“Padres, madres, hijos e hijas, jóvenes y viejos, lanzados al mar de las pasiones electorales por una sola voz, riendo a una seña, llorando a otra de entusiasmo, marchando en procesión y vivando simultáneamente el adorable nombre de su divino jefe. ¡Eso es partido!
“—¿Por quién vota usted, señor don Pancho, para primer candidato de la lista?
“—Por mi venerado jefe, don Buenaventura.”
Don Buenaventura no es otro que Bartolomé Mitre y la novela se llama La gran aldea, roman à clef de 1882 por donde Lucio Vicente López hace circular nombres como “Tobías Labao, Narciso Bringas, Policarpo Amador, Hermenegildo Palenque”, elenco de máscaras que David Viñas remitirá más tarde a propósitos vindicatorios, pasando por alto su comicidad. Otro Lucio, Mansilla, recurre al sobreentendido, el entre nos, el guiño que juega con lo que sabemos, pero callamos. Cualquiera diría que, desvanecido el recuerdo común, perdidas las claves, estas páginas podrían volverse herméticas, pero sus reflejos sutilmente distorsionados de la vida colectiva terminan por tener más realidad que los documentos oficiales que ella produce.

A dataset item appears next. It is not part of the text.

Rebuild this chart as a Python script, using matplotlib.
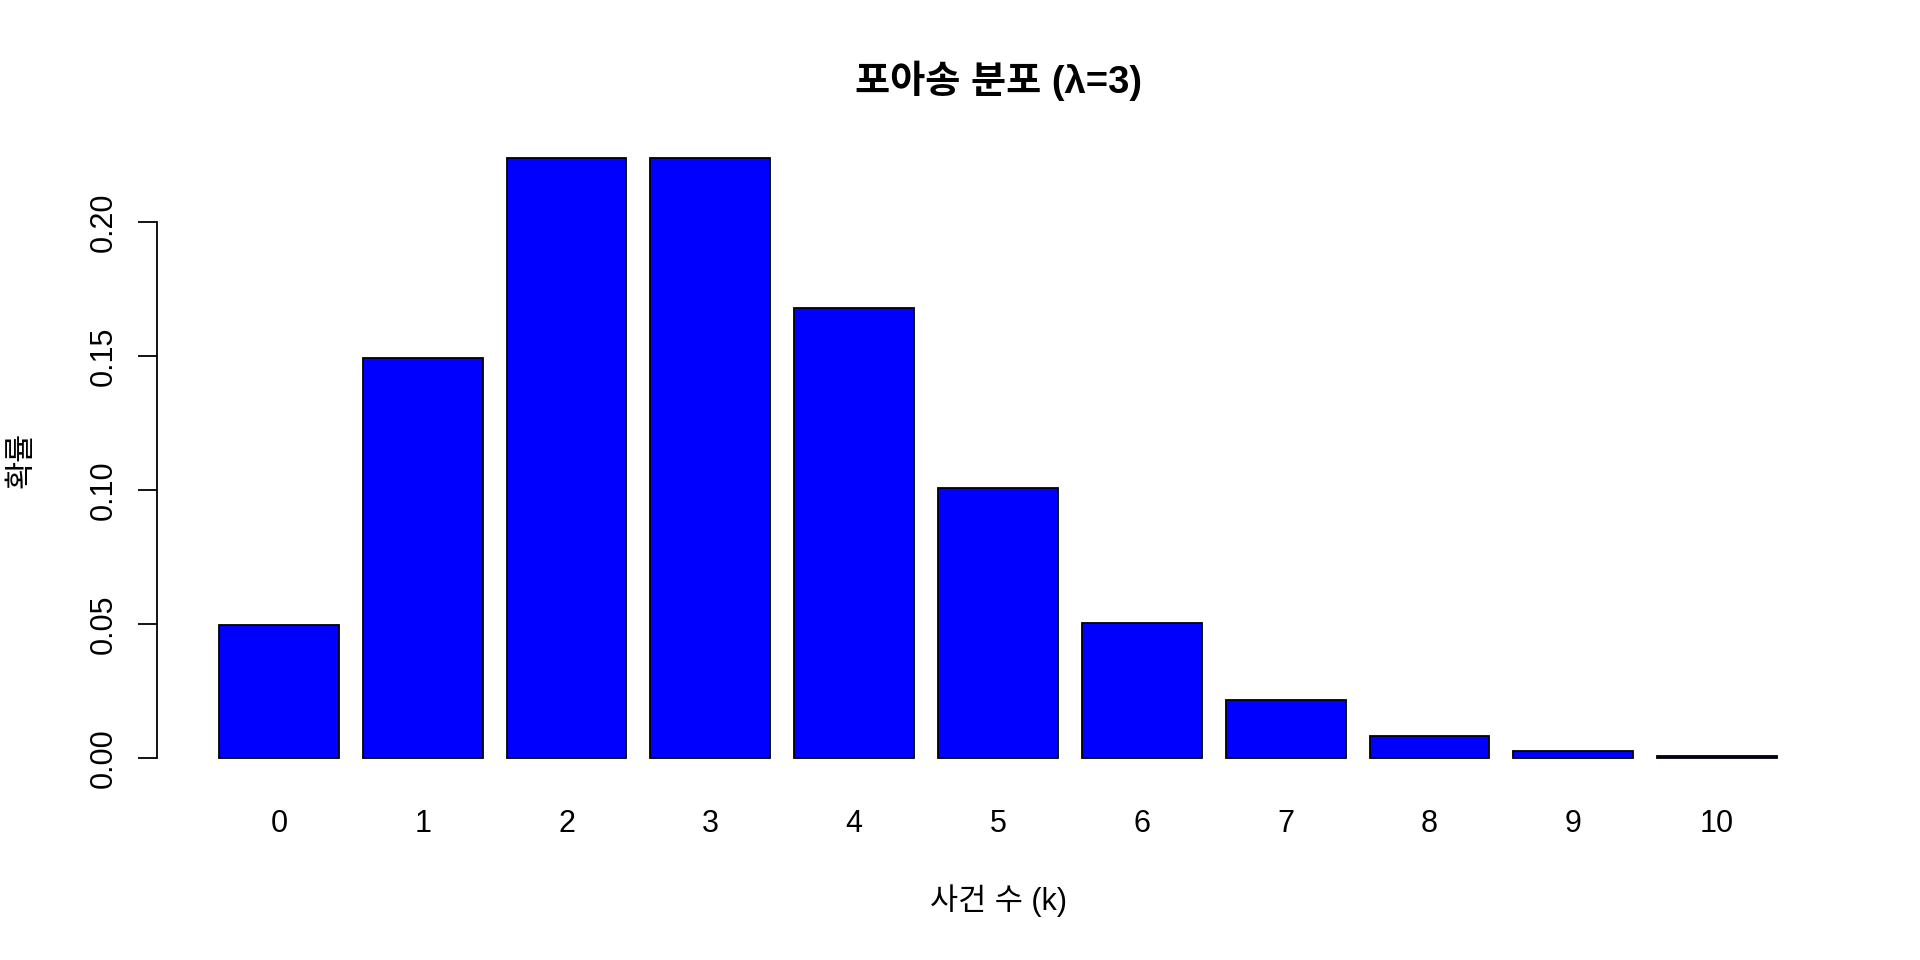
import numpy as np
import matplotlib
matplotlib.use('Agg')
from matplotlib import pyplot as plt

plt.rcParams['font.family'] = ['Liberation Sans', 'Noto Sans CJK KR', 'DejaVu Sans']

# data
k_values = ['0', '1', '2', '3', '4', '5', '6', '7', '8', '9', '10']
probs = [0.0498, 0.1494, 0.2240, 0.2240, 0.1680, 0.1008, 0.0504, 0.0216, 0.0081, 0.0027, 0.0008]
title = '포아송 분포 (λ=3)'
x_label = '사건 수 (k)'
y_label = '확률'
y_ticks = [0.00, 0.05, 0.10, 0.15, 0.20]

fig = plt.figure(figsize=(19.2, 9.6), dpi=100)
ax = fig.add_axes([0.0816, 0.1854, 0.958 - 0.0816, 0.8605 - 0.1854])

# R barplot style positions: width 1, space 0.2
pos = 0.2 + 1.2 * np.arange(len(probs)) + 0.5
ax.bar(pos, probs, width=1.0, color='#0000ff', edgecolor='black', linewidth=1.3)

ax.set_xlim(-0.32, 13.72)
ax.set_ylim(-0.00896, 0.23296)

for s in ['top', 'right', 'bottom']:
    ax.spines[s].set_visible(False)
ax.spines['left'].set_bounds(0, 0.2)
ax.spines['left'].set_linewidth(1.3)

ax.set_xticks(pos)
ax.set_xticklabels(k_values, fontsize=22)
ax.tick_params(axis='x', length=0, pad=19.5)

ax.set_yticks(y_ticks)
ax.set_yticklabels(['%.2f' % v for v in y_ticks], fontsize=22, rotation=90, va='center')
ax.tick_params(axis='y', length=13.5, width=1.3, pad=14)

fig.text(0.5 * (0.0816 + 0.958), 1 - 81 / 960, title, fontsize=27.5, fontweight='bold',
         ha='center', va='center')
fig.text(0.5 * (0.0816 + 0.958), 1 - 901 / 960, x_label, fontsize=22, ha='center', va='center')
fig.text(22 / 1920, 1 - 460 / 960, y_label, fontsize=22, rotation=90, ha='center', va='center')

fig.savefig('out.png', dpi=100)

Churrasquitos hervidos, billetes crocantes, el último libro de Jorge Asís, se encuadra en esta tradición literaria y, tanto su ilusorio coloquialismo como los recursos periodísticos de su autor (cercanos, también, a los de Julián Martel en La bolsa) funcionan como otro juego de espejos que disfraza hábilmente su condición de literatura de primer orden. Subtitulada “La novela del poder”, la caricatura a un tiempo corrosiva y benevolente de Asís sobrevuela los años posteriores al golpe del 55 para adentrarse en la vuelta de la democracia con Alfonsín, aquí llamado “El Providencial”, y llegar hasta el último mandato de Soraya Smirak, viuda de Iván Smirak, ascendido desde las frías profundidades de Santa Cruz a la presidencia de la Nación, tras el breve interregno del cabezón Utrera.
Ayudado por su condición de actor y testigo, Asís lleva tan lejos la minucia de su casa de muñecas que la abrumadora puerilidad de un retrato donde todo es levemente distinto para terminar siendo exactamente lo mismo se convierte en una puesta en abismo que lo incluye, al modo de Velázquez en Las Meninas, allá por el fondo del cuadro. De manera análoga, el lector también está ahí, devenido en sombra ante el espejo.
Creen los católicos y los musulmanes que espera a la humanidad un gran Juicio Final cuya celebración requerirá, no de una asamblea de fantasmas vaporosos, sino de la restitución de todos los acusados a su corporeidad tangible. Podemos no acordar con el particular veredicto de Asís, pero es imposible negar la eficacia lisérgica que otorga a sus actores, devueltos a la carne y el hueso con los que transitaron su vida (política y de la otra). Con sus adjetivos arteramente dislocados, su ritmo sincopado, su uso intempestivo del punto seguido que remite a algunas páginas del cordobés Juan Filloy y sus guiños mansillescos, Asís restituye texturas y sabores a una época entera. Sabores, sobre todo. La comida y la bebida, en su doble rol de testigos de encuentros y de definidores de personalidades, son por momentos tan centrales como “el enemigo está adentro, afuera el adversario”, suerte de leitmotiv con el que el libro condensa el derrotero del poder en la Argentina de los últimos años.
Sin los intentos que las narrativas políticas contemporáneas hacen por delimitar al peronismo, decir de qué se trata o a quienes interpela o debería interpelar, la novela del Turco apuesta al fondo sonoro de las dentaduras en acción de sus intérpretes, pintados a la Arcimboldo y, quizás por esa caracterización tan filiada a la vida, paradójicamente humanizados. Smirak “había pedido una pechuga de pollo asada con puré mixto y prácticamente hablaba sólo, mientras Utrera, atormentado por el sobrepeso, se entretenía con un lenguadito a la parrilla y su sanitaria papa cultural. Escuchaba el embrollo de Iván, pero mantenía la atención concentrada en el ofensivo arroz con mariscos que Espelucín (Domingo Cavallo) devoraba sin el temor de mancharse la camisa celeste con rayitas blancas o la corbata azul”. Utrera, como siempre, se muestra precavido. Es que en Churrasquitos hervidos, billetes crocantes, la comida, como las palabras, salpica. Mancha. O, como dice “El bandeja” Altamirano: “En este negocio, sos mandíbula o sos bocado, una de dos”.